As the final score attests, the Pacers failed in those tasks.
And let's not forget the nasty crossover with which Teague completely shed Evan Turner.
So dominant was Teague in Atlanta's win that one of the leauge's best perimeter defenders might soon be called upon to cross match in an effort to slow him down:
You don't draw Paul George if you're not dangerous. As much as anything, the adjustments Teague is forcing the Pacers to make after just one game speak to his impact.
Saw It Coming
Teague entered the postseason on a roll, earning Player of the Week honors in the Eastern Conference for the second week of April.
Plays like this one against the Miami Heat were a big reason why.
In some ways, what he's doing against the Pacers is just a continuation of his closing run.
It's hard to ignore the ease with which he sliced up Indiana's defense in Game 1, but in looking at his season statistics, Teague really didn't do anything out of the ordinary. On the year, he averaged 9.9 drives per game, fifth-best in the league, per NBA.com.
There aren't many players more effective at breaking down the first layer of defense than Teague, whose work in that role is a big reason the Hawks have been so dangerous when they spread the floor with four three-point threats alongside him.
With Teague on the court, Atlanta's regular-season offensive rating improved by 1.4 points while its defense as five points stingier, per NBA.com. And when Teague took the floor with Kyle Korver, DeMarre Carrol, Paul Millsap and Pero Antic to form the aforementioned floor-spacing quintet, the Hawks scored at a clip of 106.1 points per 100 possessions in the regular season, a figure that would have ranked in the league's top 10.
In short, we should have seen this coming.
A Fitting Narrative
Unfortunately for Teague, no matter how well he plays the rest of this postseason, he won't get the credit he deserves for sticking it to the Pacers.

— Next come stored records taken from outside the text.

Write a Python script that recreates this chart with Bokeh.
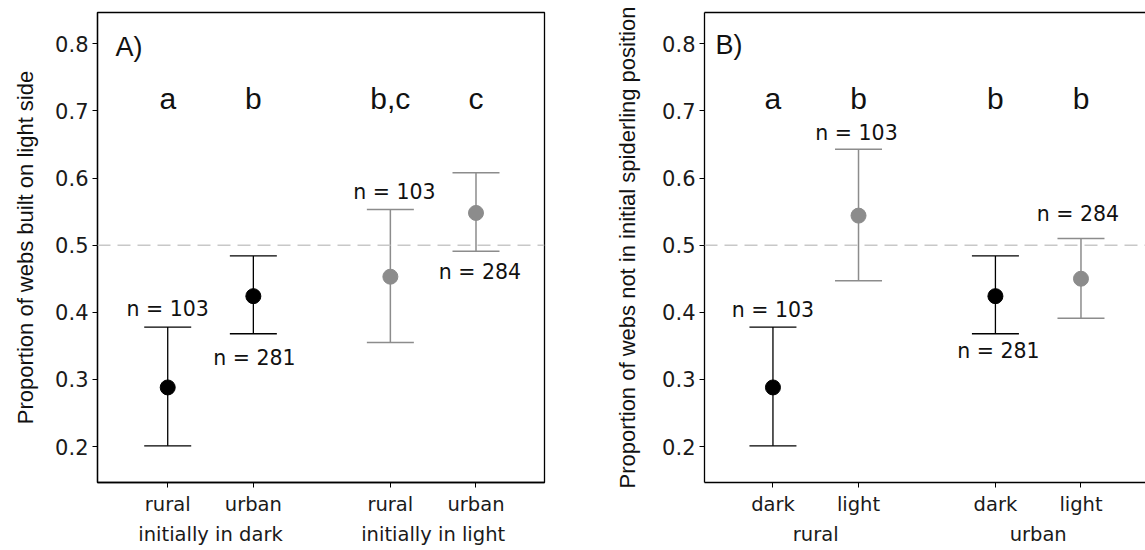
from bokeh.plotting import figure
from bokeh.models import (ColumnDataSource, Whisker, TeeHead, Span, Label,
                          LinearAxis, FixedTicker, Range1d)
from bokeh.layouts import row
from bokeh.embed import file_html
from bokeh.resources import INLINE
from bokeh.core.properties import value

# ---------------- data ----------------
y_ticks = [0.2, 0.3, 0.4, 0.5, 0.6, 0.7, 0.8]
ref_line = 0.5
letter_y = 0.70

# Panel A
a_pos = [1, 2, 3.6, 4.6]
a_tick_labels = ["rural", "urban", "rural", "urban"]
a_group_labels = ["initially in dark", "initially in light"]
a_mean = [0.288, 0.424, 0.453, 0.548]
a_lower = [0.201, 0.368, 0.355, 0.491]
a_upper = [0.378, 0.484, 0.553, 0.608]
a_n = ["n = 103", "n = 281", "n = 103", "n = 284"]
a_letters = ["a", "b", "b,c", "c"]
a_light = [False, False, True, True]
a_ylabel = "Proportion of webs built on light side"

# Panel B
b_pos = [1, 2, 3.6, 4.6]
b_tick_labels = ["dark", "light", "dark", "light"]
b_group_labels = ["rural", "urban"]
b_mean = [0.288, 0.544, 0.424, 0.450]
b_lower = [0.201, 0.447, 0.368, 0.391]
b_upper = [0.378, 0.643, 0.484, 0.510]
b_n = ["n = 103", "n = 103", "n = 281", "n = 284"]
b_letters = ["a", "b", "b", "b"]
b_light = [False, True, False, True]
b_ylabel = "Proportion of webs not in initial spiderling position"

# ---------------- styles ----------------
DARK = "#000000"
LIGHT = "#8c8c8c"
TICK_FONT = "DejaVu Sans"
SANS = "Liberation Sans"
Y_RANGE = (0.1464, 0.8466)
# n-label placement: which end of the bar, pixel y offset, pixel x offset
a_n_style = [("upper", -18, 0), ("lower", 24, 1), ("upper", -18, 4), ("lower", 21, 4)]
b_n_style = [("upper", -17, 0), ("upper", -16, -2), ("lower", 17, 3), ("upper", -24, -3)]
LETTER_DY = -12


def style_plain_axis(ax):
    ax.major_tick_out = 5
    ax.major_tick_in = 0
    ax.minor_tick_out = 0
    ax.minor_tick_in = 0
    ax.major_tick_line_color = "black"
    ax.axis_line_color = "black"
    ax.axis_line_width = 1.3
    ax.major_label_text_font = TICK_FONT
    ax.major_label_text_color = "#1a1a1a"


def make_panel(pos, tick_labels, group_labels, mean, lower, upper, nlab, n_style,
               letters, light, ylabel, tag, width, x_range, min_left, min_right,
               full_box, ylab_standoff, tag_off):
    p = figure(width=width, height=550, output_backend="svg", toolbar_location=None,
               x_range=Range1d(*x_range), y_range=Range1d(*Y_RANGE),
               min_border_left=min_left, min_border_right=min_right,
               min_border_top=12, min_border_bottom=68,
               background_fill_color="white", border_fill_color="white")
    p.grid.visible = False

    # y axis
    ya = p.left[0]
    style_plain_axis(ya)
    ya.ticker = FixedTicker(ticks=y_ticks)
    ya.major_label_text_font_size = "21px"
    ya.major_label_standoff = 4
    ya.axis_label = ylabel
    ya.axis_label_text_font = SANS
    ya.axis_label_text_font_size = "22px"
    ya.axis_label_text_font_style = "normal"
    ya.axis_label_text_color = "#111111"
    ya.axis_label_standoff = ylab_standoff

    # x axis (first level)
    xa = p.below[0]
    style_plain_axis(xa)
    xa.ticker = FixedTicker(ticks=pos)
    xa.major_label_overrides = {x: t for x, t in zip(pos, tick_labels)}
    xa.major_label_text_font_size = "19.5px"
    xa.major_label_standoff = 5

    # x axis (group level)
    centers = [(pos[0] + pos[1]) / 2, (pos[2] + pos[3]) / 2]
    xa2 = LinearAxis(ticker=FixedTicker(ticks=centers),
                     major_label_overrides={c: g for c, g in zip(centers, group_labels)},
                     major_tick_out=0, major_tick_in=0, minor_tick_out=0, minor_tick_in=0,
                     axis_line_color=None, major_label_standoff=4,
                     major_label_text_font=TICK_FONT, major_label_text_font_size="19.5px",
                     major_label_text_color="#1a1a1a")
    p.add_layout(xa2, "below")

    if full_box:
        p.outline_line_color = "black"
        p.outline_line_width = 1.3
    else:
        p.outline_line_color = None
        top = LinearAxis(ticker=FixedTicker(ticks=[]), major_tick_out=0, major_tick_in=0,
                         minor_tick_out=0, minor_tick_in=0,
                         major_label_text_font_size="0px", major_label_standoff=0,
                         axis_line_color="black", axis_line_width=1.3)
        p.add_layout(top, "above")

    # reference line
    p.add_layout(Span(location=ref_line, dimension="width", line_color="#c8c8c8",
                      line_width=1.5, line_dash="13 7"))

    # error bars and points
    for flag, col in ((False, DARK), (True, LIGHT)):
        idx = [i for i in range(len(pos)) if light[i] == flag]
        src = ColumnDataSource(dict(x=[pos[i] for i in idx], y=[mean[i] for i in idx],
                                    lo=[lower[i] for i in idx], hi=[upper[i] for i in idx]))
        lw = 1.3 if not flag else 1.5
        w = Whisker(base="x", lower="lo", upper="hi", source=src,
                    line_color=col, line_width=lw,
                    upper_head=TeeHead(size=47, line_color=col, line_width=lw),
                    lower_head=TeeHead(size=47, line_color=col, line_width=lw))
        p.add_layout(w)
        p.scatter("x", "y", source=src, size=15, color=col, line_color=col)

    # n labels
    for i in range(len(pos)):
        side, dy, dx = n_style[i]
        yv = upper[i] if side == "upper" else lower[i]
        p.text(x=[pos[i]], y=[yv], text=[nlab[i]], text_font=value(TICK_FONT),
               text_font_size="20.5px", text_color="#111111", text_align="center",
               text_baseline="alphabetic", x_offset=dx, y_offset=dy)

    # significance letters
    p.text(x=pos, y=[letter_y] * len(pos), text=letters, text_font=value(SANS),
           text_font_size="30px", text_color="#111111", text_align="center",
           text_baseline="alphabetic", y_offset=LETTER_DY)

    # panel tag
    p.add_layout(Label(x=x_range[0], y=Y_RANGE[1], text=tag, x_offset=tag_off[0],
                       y_offset=tag_off[1], text_font=SANS, text_font_size="27px",
                       text_color="#111111", text_baseline="alphabetic"))
    return p


pA = make_panel(a_pos, a_tick_labels, a_group_labels, a_mean, a_lower, a_upper, a_n,
                a_n_style, a_letters, a_light, a_ylabel, "A)", 600, (0.18, 5.4),
                97, 56, True, 14, (18, -34))
pB = make_panel(b_pos, b_tick_labels, b_group_labels, b_mean, b_lower, b_upper, b_n,
                b_n_style, b_letters, b_light, b_ylabel, "B)", 545, (0.2, 5.354),
                104, 0, False, 19, (11, -32))

layout = row(pA, pB)
open("out.html", "w").write(file_html(layout, INLINE))
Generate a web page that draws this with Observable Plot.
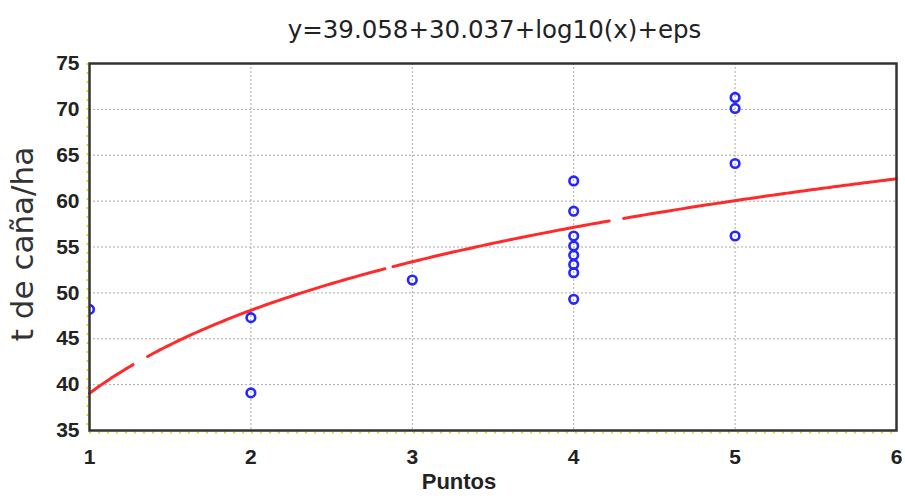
<!DOCTYPE html>
<html>
<head>
<meta charset="utf-8">
<script src="https://cdn.jsdelivr.net/npm/d3@7"></script>
<script src="https://cdn.jsdelivr.net/npm/@observablehq/plot@0.6"></script>
<style>
  html, body { margin: 0; padding: 0; background: #fff; }
  #wrap { width: 905px; height: 499px; position: relative; overflow: hidden; }
  #title { height: 48px; width: 905px; text-align: center; font-family: "DejaVu Sans", sans-serif;
           font-size: 24.5px; color: #222; line-height: 58px; white-space: nowrap; }
  #title span { position: relative; left: 42px; top: 1px; }
</style>
</head>
<body>
<div id="wrap">
  <div id="title"><span>y=39.058+30.037+log10(x)+eps</span></div>
  <div id="chart"></div>
</div>
<script>
// Observed points
const pointX = [1, 2, 2, 3, 4, 4, 4, 4, 4, 4, 4, 4, 5, 5, 5, 5];
const pointY = [48.2, 47.3, 39.1, 51.4, 62.2, 58.9, 56.2, 55.1, 54.1, 53.1, 52.2, 49.3, 71.3, 70.1, 64.1, 56.2];

// Fitted model from the title: y = a + b*log10(x)
const coefA = 39.058;
const coefB = 30.037;
// Visible pieces of the fitted curve (the reference line has small breaks)
const curveSegments = [[1, 1.27], [1.36, 2.83], [2.88, 4.22], [4.31, 6]];

// Axis ticks
const xTicks = [1, 2, 3, 4, 5, 6];
const yTicks = [35, 40, 45, 50, 55, 60, 65, 70, 75];
const xGrid = [2, 3, 4, 5];
const yGrid = [40, 45, 50, 55, 60, 65, 70];

const points = pointX.map((x, i) => ({x, y: pointY[i]}));
const curve = [];
curveSegments.forEach(([x0, x1], s) => {
  const n = Math.max(2, Math.round((x1 - x0) / 0.02));
  for (let k = 0; k <= n; k++) {
    const x = x0 + (x1 - x0) * k / n;
    curve.push({x, y: coefA + coefB * Math.log10(x), seg: s});
  }
});

const chart = Plot.plot({
  width: 905,
  height: 451,
  marginTop: 15,
  marginBottom: 69,
  marginLeft: 89,
  marginRight: 9,
  style: {background: "#fff", fontFamily: "'Liberation Sans', Arial, sans-serif"},
  x: {domain: [1, 6]},
  y: {domain: [35, 75]},
  marks: [
    Plot.ruleY(yGrid, {stroke: "#aaa", strokeWidth: 1, strokeDasharray: "2,2"}),
    Plot.ruleX(xGrid, {stroke: "#aaa", strokeWidth: 1, strokeDasharray: "2,2"}),
    Plot.ruleX([1], {stroke: "#e6e000", strokeWidth: 2, strokeDasharray: "2,7", dx: -2}),
    Plot.ruleY([35], {stroke: "#e6e000", strokeWidth: 2, strokeDasharray: "2,7", dy: 2}),
    Plot.line(curve, {x: "x", y: "y", z: "seg", stroke: "#ff2a2a", strokeWidth: 3}),
    Plot.dot(points, {x: "x", y: "y", r: 4.3, stroke: "#2626ff", strokeWidth: 2.6, fill: "none", clip: true}),
    Plot.frame({stroke: "#333", strokeWidth: 2.5}),
    Plot.axisX({ticks: xTicks, tickSize: 0, tickPadding: 19, tickFormat: d3.format("d"),
      fontSize: 21, fontWeight: "bold", fill: "#222", label: null}),
    Plot.axisY({ticks: yTicks, tickSize: 0, tickPadding: 10, tickFormat: d3.format("d"),
      fontSize: 21, fontWeight: "bold", fill: "#222", label: null}),
    Plot.text(["Puntos"], {frameAnchor: "bottom", dx: -34, dy: 58, fontSize: 22, fontWeight: "bold", fill: "#222"}),
    Plot.text(["t de caña/ha"], {frameAnchor: "left", textAnchor: "middle", dx: -66, dy: -3, rotate: -90, fontSize: 31,
      fontFamily: "DejaVu Sans", fill: "#333"})
  ]
});
document.getElementById("chart").appendChild(chart);
</script>
</body>
</html>
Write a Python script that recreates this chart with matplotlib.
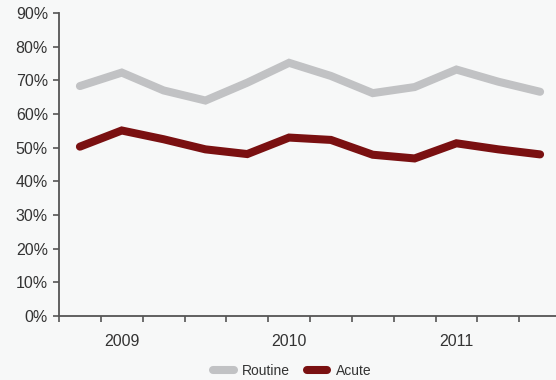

That's because whenever a team like Indiana craters in such high-profile fashion, the opponent gets overlooked.
You'll read a dozen headlines about Indiana falling apart for every one about Teague, the homegrown Indianapolis product, tearing it down.
That's probably just fine by him, though.
Teague's not really the typical "breakout" type. Never has been.
Soft spoken by nature, Atlanta's point guard will be content to quietly improve without the look-at-me demeanor we've seen from breakout stars in the past.
That's a fitting route for Teague to take. He's breaking out on his own terms.